彼女の棄権表明を受けて大会の主催者も「人種の不平等と社会の不正に抗議する」として、その日に予定されていた全ての試合を中断し翌日から再開となった。大阪選手は「出場することで、より強い抗議の意思を伝えられる」として翌日の試合には出場した。

そして冒頭の全米オープンテニスだ。大阪選手は、この大会を通じて人種差別への抗議を続けた。犠牲者の名前が記されたマスクを7枚用意し、試合ごとに1枚ずつ着用したのだ。7試合目が決勝であり、決勝まで進む決意をも示したのであろう。

今年5月25日、ジョージ・フロイド氏は偽札使用の容疑で拘束され、手錠をかけられたまま警察官により頸部を膝で圧迫され窒息死した。この殺人事件は、6年前に警察官による締め技で窒息死したエリック・ガーナー氏の時と同じように、"Black Lives Matter"(黒人の命は大切だ)というメッセージを掲げた大規模な抗議活動の引き金となった。11月3日に迫った米国大統領選挙でも、人種問題が大きな争点に浮上している。

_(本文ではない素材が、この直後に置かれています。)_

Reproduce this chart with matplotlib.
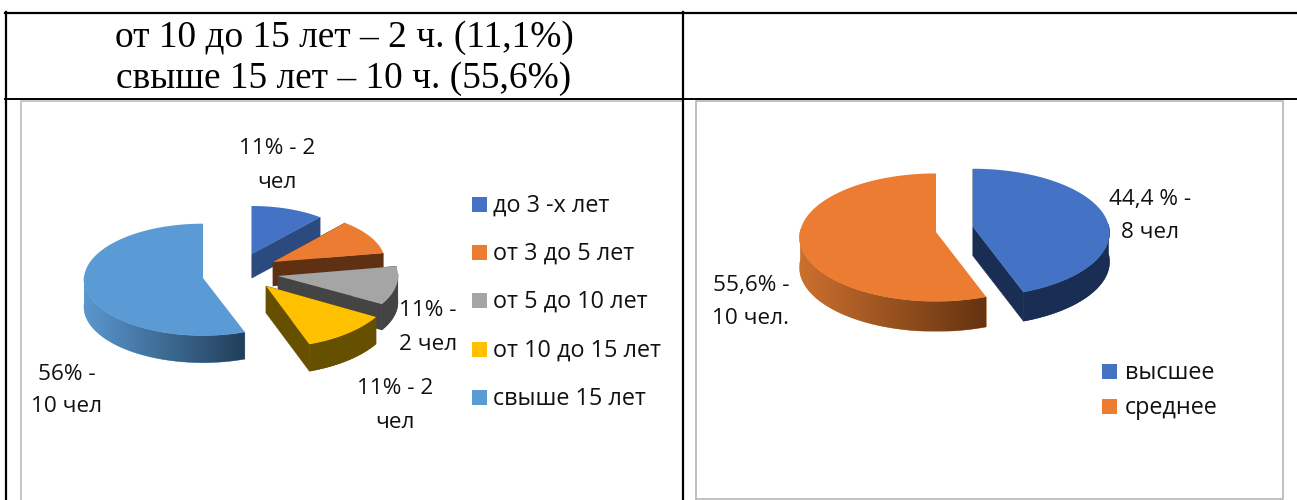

彼女は「スポーツに政治を持ち込むな」といった批判が出ると、毅然と「これは人権問題です」と真っ向から反論した。今回の一連の行動で、大阪選手は単なるテニス選手ではなく、強い意志と社会的な役割を担う発信者としての位置づけを明確にした。スポーツで活躍することが、社会の変革に貢献することは、アスリートにとって大きなやりがいにつながるであろう。

然らば、私たち自身はどうする?

自分自身の差別に対する意識や価値観を、深く考えてみることから始めたい。自分の考えを整理し、身近な人と意見交換する。すなわち、内省・発信・対話、そしてまた内省という、コミュニケーションのサイクルを廻していくしかない。

歴史社会学者の小熊英二氏は「差別のありようは社会によって違うのです。まず、国内にも差別があることを認識する。そこから始めてはどうでしょう」と提起している。